Sunday night already. With a yawn, we shuffled through the front door into a dark living room. It had been a busy weekend, one that had left me and my husband with little time at home.
It might not have left us so drained, except for the fact that we had made plans for that whole weekend and the weekend before...and the one before that. It had all been fun—but also exhausting (especially since we are introverts!). And we knew that we wouldn’t wake up the next morning feeling particularly well-rested.
I soon found that we weren’t the only ones. One day, while catching up with a friend (who is also married with one small child), I listened to her describe her own series of busy weekends. In fact, she said, her family was scheduled to go to three birthday celebrations that very weekend.
Without a doubt, living near many friends and relatives is wonderful, and I wouldn’t change that. However, having that social circle can mean that our weekends often look just as busy as the work week. The result: we repeatedly get to Sunday night feeling tired, unprepared for Monday, and frustrated with the list of household needs left undone.
Luckily, my friend had a solution: the rejuvenation weekend.
“Every other weekend, we commit to being at home,” she explained. I was intrigued. Home to do what? To rest, spend time with family, and tend to small home projects.
At first, the idea might sound anti-social, especially when surrounded by friends and family who are always ready with an invitation. However, I quickly discovered how the rejuvenation weekend actually nurtures our social capabilities.
There’s a logic behind the term home base. The Cambridge English Dictionary defines it as “the place where someone or something usually lives, works, or operates from.” It’s a central hub. It implies not just where we keep our personal belongings but where we live. It’s a place we can always come back to, where we can reorientate ourselves. In other words, home should be the nexus around which our outside interactions revolve.
Don’t get me wrong; socializing is important. We need time with friends and relatives to strengthen those relationships and support each other, both in times of celebration and difficulty. At the same time, the people at home (including ourselves) have needs too, and sometimes those needs require being in our own, quiet space. The balance between the two is essential.
If we treat home more as a pitstop than a home base, breezing through just to grab a bite to eat or a few hours of sleep, we deprive ourselves of our social center of gravity. We’re likely to drain ourselves of energy and float around to social events half-focused, stressed, or just tired. Caught in that pattern of constantly being out and about, we sacrifice the tranquility of home for the sake of fulfilling outside requests. We’ve been thrown off balance.
The idea of the rejuvenation weekend doesn’t mean that it has to happen every other weekend, or even take up the entire weekend. In order to be effective, it should be tailored to our own circumstances. Plan a monthly movie night. Spend a few minutes on Thursday evenings organizing a bookshelf or drawer while listening to a podcast. Dedicate every other Saturday afternoon to baking. Regardless, it should be scheduled, regular, at home, and (most importantly) restful.

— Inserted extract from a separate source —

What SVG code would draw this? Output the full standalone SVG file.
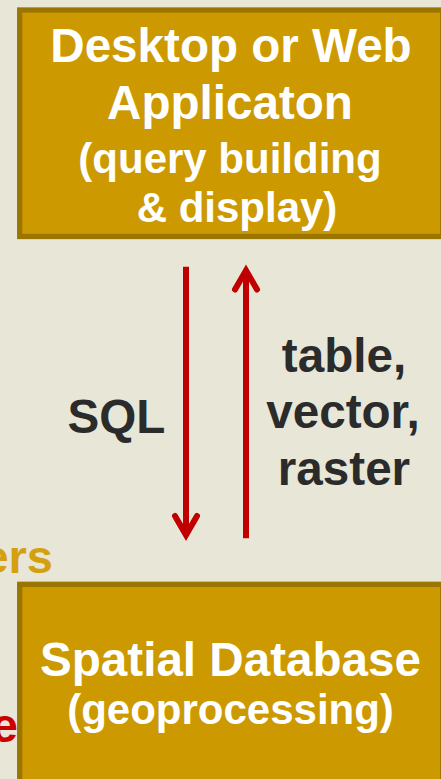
<svg xmlns="http://www.w3.org/2000/svg" width="441" height="779" viewBox="0 0 441 779">
<defs>
<style>
.box{fill:#cc9a00;stroke:#9a7500;stroke-width:5.3}
.t{font-family:"Liberation Sans",Arial,sans-serif;font-weight:bold;text-anchor:middle}
.w{fill:#ffffff}
.d{fill:#2b2b2b}
.big{font-size:47.6px}
.sm{font-size:42px}
.arr{stroke:#c00000;stroke-width:6;fill:none}
.head{stroke:#c00000;stroke-width:6;fill:none;stroke-linecap:round;stroke-linejoin:miter}
</style>
</defs>
<rect x="0" y="0" width="441" height="779" fill="#e8e6d7"/>
<text x="53" y="573" font-family="Liberation Sans, Arial, sans-serif" font-weight="bold" font-size="47" fill="#d4a010" text-anchor="end">ers</text>
<text x="18" y="742" font-family="Liberation Sans, Arial, sans-serif" font-weight="bold" font-size="48" fill="#cc0000" text-anchor="end">e</text>
<g id="app">
<rect class="box" x="19.7" y="10" width="423" height="226.5"/>
<text class="t w big" x="231" y="62">Desktop or Web</text>
<text class="t w big" x="230" y="119">Applicaton</text>
<text class="t w sm" x="230" y="173">(query building</text>
<text class="t w sm" x="237" y="221.5">&amp; display)</text>
</g>
<g id="db">
<rect class="box" x="19.7" y="584.3" width="423" height="220"/>
<text class="t w big" x="230.5" y="675.5">Spatial Database</text>
<text class="t w sm" x="230.5" y="724">(geoprocessing)</text>
</g>
<g id="connectors">
<line class="arr" x1="186" y1="266.7" x2="186" y2="533"/>
<polyline class="head" points="175,516 186,535 197,516"/>
<line class="arr" x1="246" y1="538.3" x2="246" y2="272"/>
<polyline class="head" points="235,289.5 246,270.5 257,289.5"/>
<text class="t d big" x="116.5" y="432.7">SQL</text>
<text class="t d big" x="344" y="371.7">table,</text>
<text class="t d big" x="343" y="428.3">vector,</text>
<text class="t d big" x="344" y="485">raster</text>
</g>
</svg>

Of course, committing to rejuvenation time means occasionally turning invitations down, and that’s not always easy. But an RSVP decline doesn’t necessarily say “I don’t like spending time with you,” especially if we choose our words wisely.
Let’s say a friend invites you to a barbecue on a night when you had been looking forward to cooking dinner with your family at home. A straightforward yet gracious reply might sound something like, “I actually have a family commitment that evening, but thanks so much for thinking of me!” or “That sounds like fun, but unfortunately I have a previously scheduled event that day. Hopefully next time!”

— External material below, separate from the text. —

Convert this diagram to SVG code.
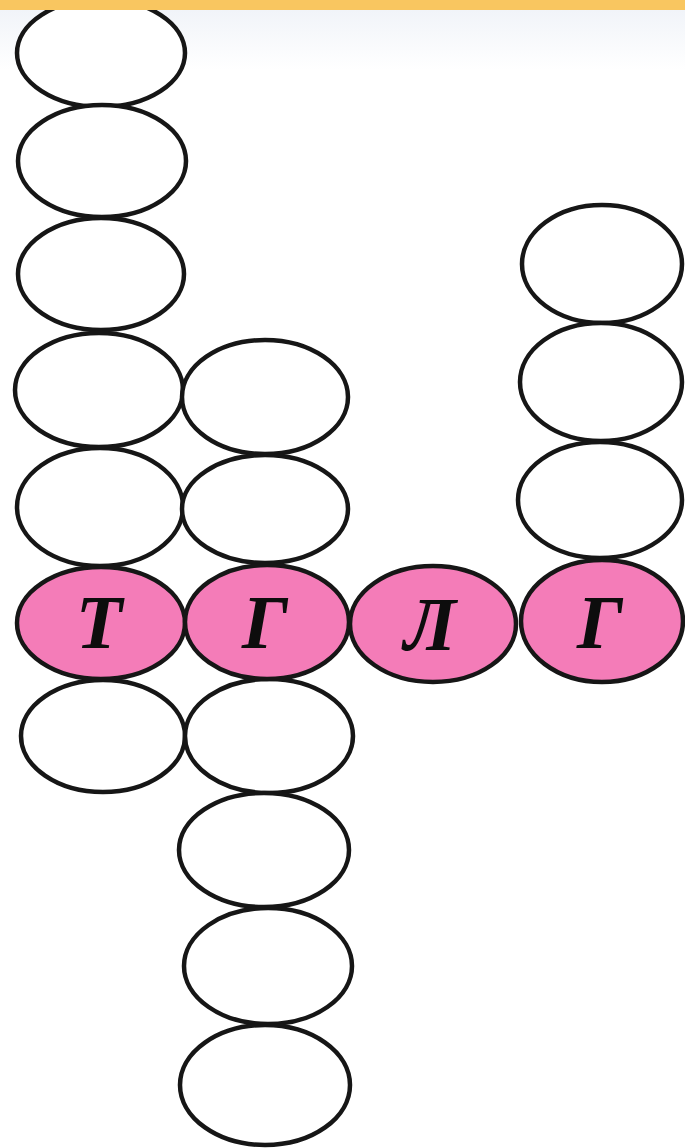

The idea is not that we don’t want to spend time socializing, just that certain times are not going to work, and that’s okay. Suggesting another time to get together (“I can’t meet up this weekend, but I’m free next Friday if you want to grab coffee!”), or even inviting that friend to join our rejuvenation time (so long as it’s still restful at home), can express our gratitude for the invitation and our interest in spending time together—without sacrificing our home base needs.
It’s true that some seasons of life are just plain busy with social obligations. Weddings, graduations, and other big events can fill our schedule with invitations that we simply can’t decline. But even in those times, carving out a little time to breathe at home is just as important (if not more so), so that we avoid a series of increasingly stressful Sunday night scaries.

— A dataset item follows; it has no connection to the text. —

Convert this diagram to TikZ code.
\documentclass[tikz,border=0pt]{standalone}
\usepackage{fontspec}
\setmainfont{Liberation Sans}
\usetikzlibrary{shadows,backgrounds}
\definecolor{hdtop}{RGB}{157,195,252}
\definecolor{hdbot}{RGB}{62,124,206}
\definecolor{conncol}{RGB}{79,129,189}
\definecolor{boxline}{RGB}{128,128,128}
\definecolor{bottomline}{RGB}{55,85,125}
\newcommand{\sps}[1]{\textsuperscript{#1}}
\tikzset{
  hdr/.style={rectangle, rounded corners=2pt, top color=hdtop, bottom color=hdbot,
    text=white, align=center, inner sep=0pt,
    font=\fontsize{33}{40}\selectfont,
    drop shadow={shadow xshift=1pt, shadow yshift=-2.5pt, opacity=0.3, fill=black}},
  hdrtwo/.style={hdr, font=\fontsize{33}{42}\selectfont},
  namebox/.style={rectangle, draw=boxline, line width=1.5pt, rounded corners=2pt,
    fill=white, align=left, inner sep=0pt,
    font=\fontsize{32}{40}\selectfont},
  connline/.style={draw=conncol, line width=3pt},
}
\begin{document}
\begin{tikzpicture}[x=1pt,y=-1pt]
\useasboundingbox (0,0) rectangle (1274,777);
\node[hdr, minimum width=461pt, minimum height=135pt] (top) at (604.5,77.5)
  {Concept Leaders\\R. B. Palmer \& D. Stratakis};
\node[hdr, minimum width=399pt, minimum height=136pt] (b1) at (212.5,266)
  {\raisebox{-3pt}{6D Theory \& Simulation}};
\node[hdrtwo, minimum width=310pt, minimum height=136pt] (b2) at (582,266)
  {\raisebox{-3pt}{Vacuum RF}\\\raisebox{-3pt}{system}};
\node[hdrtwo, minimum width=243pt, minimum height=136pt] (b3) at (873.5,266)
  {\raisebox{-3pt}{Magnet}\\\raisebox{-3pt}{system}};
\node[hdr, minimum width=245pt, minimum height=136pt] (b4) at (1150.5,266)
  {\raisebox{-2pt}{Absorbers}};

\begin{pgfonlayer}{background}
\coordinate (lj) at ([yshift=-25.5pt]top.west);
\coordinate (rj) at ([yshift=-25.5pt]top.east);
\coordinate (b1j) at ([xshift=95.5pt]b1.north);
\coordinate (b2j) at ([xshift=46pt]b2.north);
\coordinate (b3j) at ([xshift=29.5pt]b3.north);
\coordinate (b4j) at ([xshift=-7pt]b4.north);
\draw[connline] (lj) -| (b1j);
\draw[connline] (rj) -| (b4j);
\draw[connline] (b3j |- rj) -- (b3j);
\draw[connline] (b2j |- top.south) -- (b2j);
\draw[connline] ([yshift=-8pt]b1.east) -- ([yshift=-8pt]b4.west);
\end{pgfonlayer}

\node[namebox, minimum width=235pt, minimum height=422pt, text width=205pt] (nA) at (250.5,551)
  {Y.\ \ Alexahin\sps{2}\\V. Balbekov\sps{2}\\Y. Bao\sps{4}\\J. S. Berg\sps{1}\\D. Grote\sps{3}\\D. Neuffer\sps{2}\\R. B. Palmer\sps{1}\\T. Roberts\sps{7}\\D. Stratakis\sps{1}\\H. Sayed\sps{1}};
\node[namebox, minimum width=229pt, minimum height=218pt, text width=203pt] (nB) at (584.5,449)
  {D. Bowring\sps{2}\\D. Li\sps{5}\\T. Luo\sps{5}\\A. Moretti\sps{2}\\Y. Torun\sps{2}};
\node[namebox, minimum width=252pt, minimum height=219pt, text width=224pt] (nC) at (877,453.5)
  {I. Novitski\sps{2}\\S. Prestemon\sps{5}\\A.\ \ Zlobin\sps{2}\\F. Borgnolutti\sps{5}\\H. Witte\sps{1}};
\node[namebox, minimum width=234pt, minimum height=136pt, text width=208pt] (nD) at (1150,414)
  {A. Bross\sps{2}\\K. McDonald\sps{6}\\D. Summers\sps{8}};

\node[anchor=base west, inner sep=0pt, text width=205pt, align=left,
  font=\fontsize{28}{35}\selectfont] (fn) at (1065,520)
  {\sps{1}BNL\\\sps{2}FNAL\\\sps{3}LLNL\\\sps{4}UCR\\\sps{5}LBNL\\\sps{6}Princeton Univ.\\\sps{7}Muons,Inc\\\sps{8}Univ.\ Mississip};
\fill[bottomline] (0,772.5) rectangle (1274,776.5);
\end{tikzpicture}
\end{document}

Even if we need to adjust our rejuvenation strategy, being intentional about spending time at home can increase our appreciation for our own space and those who dwell there. Plus, it can help us recharge so that when we do go out to be with others, we can make the most of that time with full attention and energy.
My mom often talks about the importance of “keeping the home hearths burning.” That doesn’t mean that she never leaves home, but it does mean that wherever she is, whether at work or with friends, her final destination is always home, where she can nurture the life and love that dwells there. By doing so, she makes sure that home is always a place where its members will find a warm welcome and rest.
That’s a goal worth striving for not just for guests but for ourselves, and living the rejuvenation weekend (or a close equivalent) is a great way to achieve that.